**Goal**
Drop every picture. Then return, exactly, the lines from the beginning of the listing below through the one containing "import pandas as pd".

━━ Provided material ━━

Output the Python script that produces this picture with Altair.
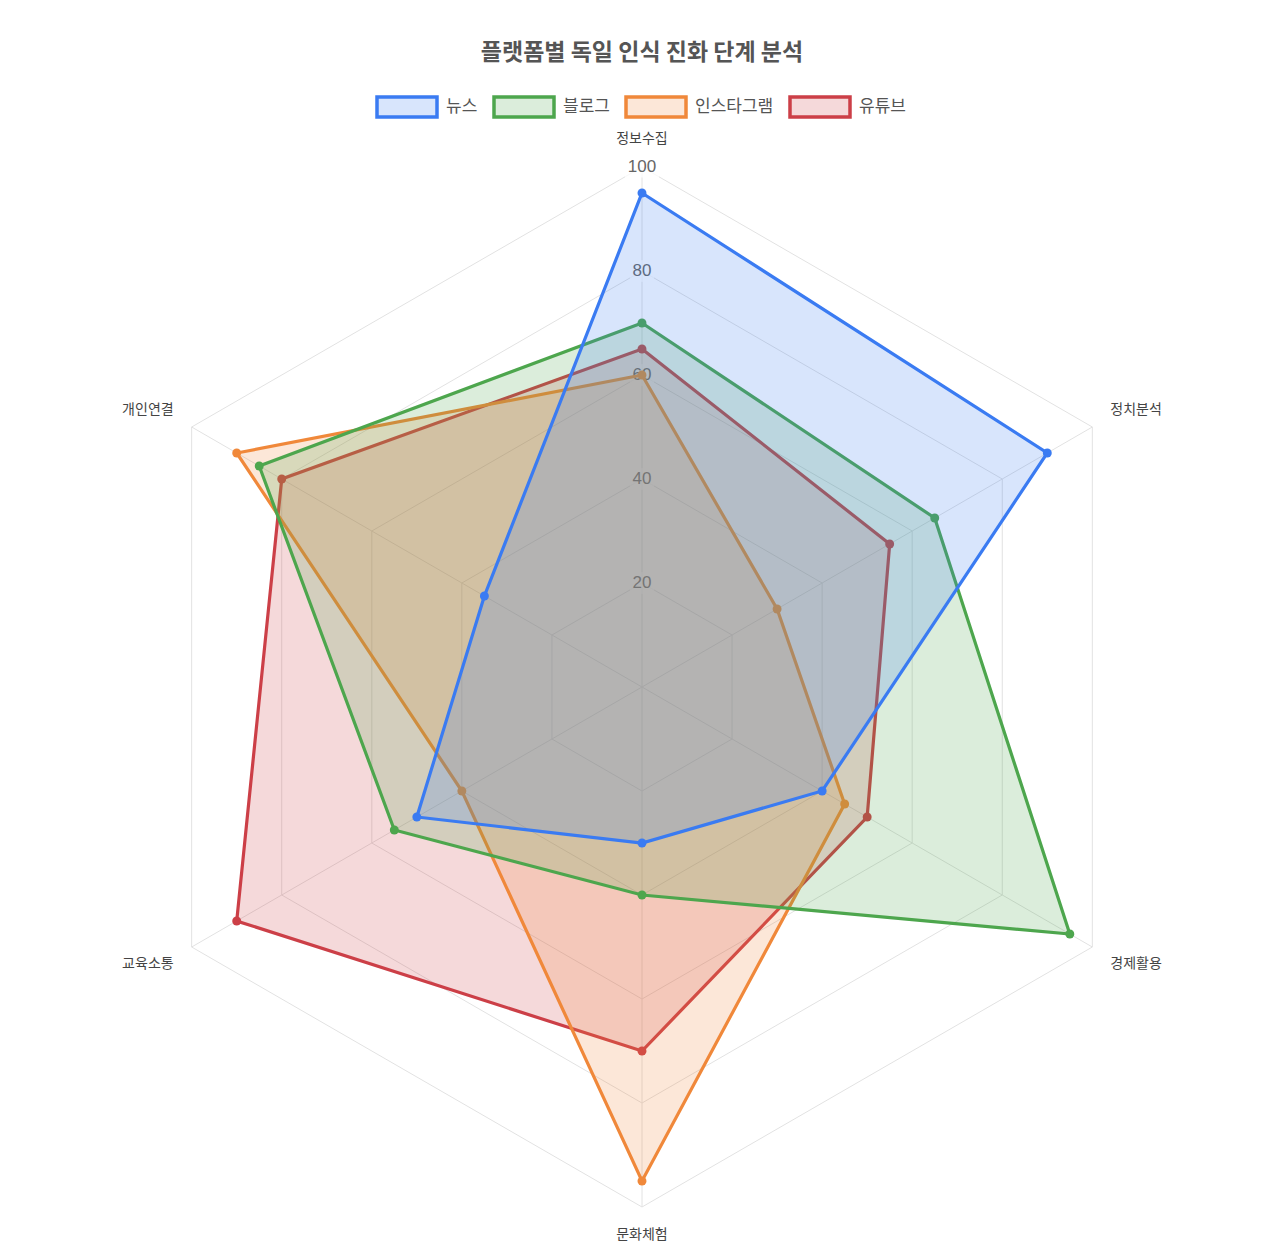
import altair as alt
import pandas as pd

# ---- data ----
categories = ["정보수집", "정치분석", "경제활용", "문화체험", "교육소통", "개인연결"]
platforms = ["뉴스", "블로그", "인스타그램", "유튜브"]
news = [95, 90, 40, 30, 50, 35]
blog = [70, 65, 95, 40, 55, 85]
insta = [60, 30, 45, 95, 40, 90]
youtube = [65, 55, 50, 70, 90, 80]
tick_levels = [20, 40, 60, 80, 100]

# ---- styles ----
line_colors = ["#3a7bf2", "#4da64d", "#f0883a", "#cc3f47"]
fill_colors = ["rgba(58,123,242,0.2)", "rgba(77,166,77,0.2)",
               "rgba(240,136,58,0.2)", "rgba(204,63,71,0.2)"]
FONT = "Noto Sans CJK KR"

series = [news, blog, insta, youtube]
rows = []
for p, vals in zip(platforms, series):
    for i, (c, v) in enumerate(zip(categories, vals)):
        rows.append({"platform": p, "category": c, "idx": i, "value": v})
df = pd.DataFrame(rows)

grid_rows = [{"level": lv, "idx": i} for lv in tick_levels for i in range(len(categories))]
grid_df = pd.DataFrame(grid_rows)
spoke_df = pd.DataFrame({"idx": list(range(len(categories))), "r": [max(tick_levels)] * len(categories)})
tick_df = pd.DataFrame({"level": tick_levels})
cat_df = pd.DataFrame({"category": categories, "idx": list(range(len(categories)))})

xs = alt.Scale(domain=[-100, 100], nice=False, zero=False)
ys = alt.Scale(domain=[-100, 100], nice=False, zero=False)

def X(f):
    return alt.X(f, type="quantitative", scale=xs, axis=None)

def Y(f):
    return alt.Y(f, type="quantitative", scale=ys, axis=None)

grid = alt.Chart(grid_df).transform_calculate(
    gx="datum.level * sin(datum.idx * PI / 3)",
    gy="datum.level * cos(datum.idx * PI / 3)",
).mark_line(interpolate="linear-closed", stroke="#e2e2e2", strokeWidth=1).encode(
    x=X("gx"), y=Y("gy"), detail="level:N", order="idx:Q"
)

spokes = alt.Chart(spoke_df).transform_calculate(
    sx="datum.r * sin(datum.idx * PI / 3)",
    sy="datum.r * cos(datum.idx * PI / 3)",
    ox="0", oy="0",
).mark_rule(stroke="#e2e2e2", strokeWidth=1).encode(
    x=X("ox"), y=Y("oy"), x2="sx:Q", y2="sy:Q"
)

tick_base = alt.Chart(tick_df).transform_calculate(tx="0", ty="datum.level")
backdrop2 = tick_base.transform_filter(alt.datum.level < 100).mark_point(
    shape="M-1,-0.9H1V0.9H-1Z", size=576, filled=True, fill="white", fillOpacity=0.75, strokeWidth=0
).encode(x=X("tx"), y=Y("ty"))
backdrop3 = tick_base.transform_filter(alt.datum.level >= 100).mark_point(
    shape="M-1,-0.62H1V0.62H-1Z", size=1156, filled=True, fill="white", fillOpacity=0.75, strokeWidth=0
).encode(x=X("tx"), y=Y("ty"))
ticks = tick_base.mark_text(font="Helvetica", fontSize=17, color="#666666", baseline="middle", align="center").encode(
    x=X("tx"), y=Y("ty"), text="level:Q"
)

legend = alt.Legend(
    title=None, orient="none", direction="horizontal",
    legendX=253, legendY=-92,
    symbolType="M-1,-0.333H1V0.333H-1Z", symbolSize=3600, symbolStrokeWidth=3.5,
    labelFontSize=17, labelFont=FONT, labelColor="#555555", labelOffset=7,
    columnPadding=9, padding=0,
)

stroke_enc = alt.Stroke("platform:N", scale=alt.Scale(domain=platforms, range=line_colors), legend=legend)
fill_enc = alt.Fill("platform:N", scale=alt.Scale(domain=platforms, range=fill_colors), legend=legend)

series_layers = []
for p, col in reversed(list(zip(platforms, line_colors))):
    base = alt.Chart(df).transform_filter(alt.datum.platform == p).transform_calculate(
        px="datum.value * sin(datum.idx * PI / 3)",
        py="datum.value * cos(datum.idx * PI / 3)",
    )
    poly = base.mark_line(interpolate="linear-closed", strokeWidth=3.2).encode(
        x=X("px"), y=Y("py"), order="idx:Q", stroke=stroke_enc, fill=fill_enc
    )
    pts = base.mark_circle(size=80, opacity=1, color=col).encode(
        x=X("px"), y=Y("py")
    )
    series_layers += [poly, pts]

label_layers = []
aligns = ["center", "left", "left", "center", "right", "right"]
baselines = ["bottom", "bottom", "top", "top", "top", "bottom"]
for i in range(len(categories)):
    lab = alt.Chart(cat_df).transform_filter(alt.datum.idx == i).transform_calculate(
        lx="104 * sin(datum.idx * PI / 3)",
        ly="104 * cos(datum.idx * PI / 3)",
    ).mark_text(font=FONT, fontSize=14, color="#444444", align=aligns[i], baseline=baselines[i]).encode(
        x=X("lx"), y=Y("ly"), text="category:N"
    )
    label_layers.append(lab)

chart = alt.layer(grid, spokes, backdrop2, backdrop3, ticks, *series_layers, *label_layers).properties(
    width=1040, height=1040,
    autosize=alt.AutoSizeParams(type="none"),
    padding={"left": 114, "top": 159, "right": 110, "bottom": 40},
    title=alt.Title("플랫폼별 독일 인식 진화 단계 분석", font=FONT, fontSize=23, fontWeight="bold",
                    color="#555555", anchor="middle", offset=10),
).configure_view(stroke=None)

chart.save("out.html", embed_options={"renderer": "svg", "actions": False})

━━━

**Complete response**
Output the Python script that produces this picture with Altair.
import altair as alt
import pandas as pd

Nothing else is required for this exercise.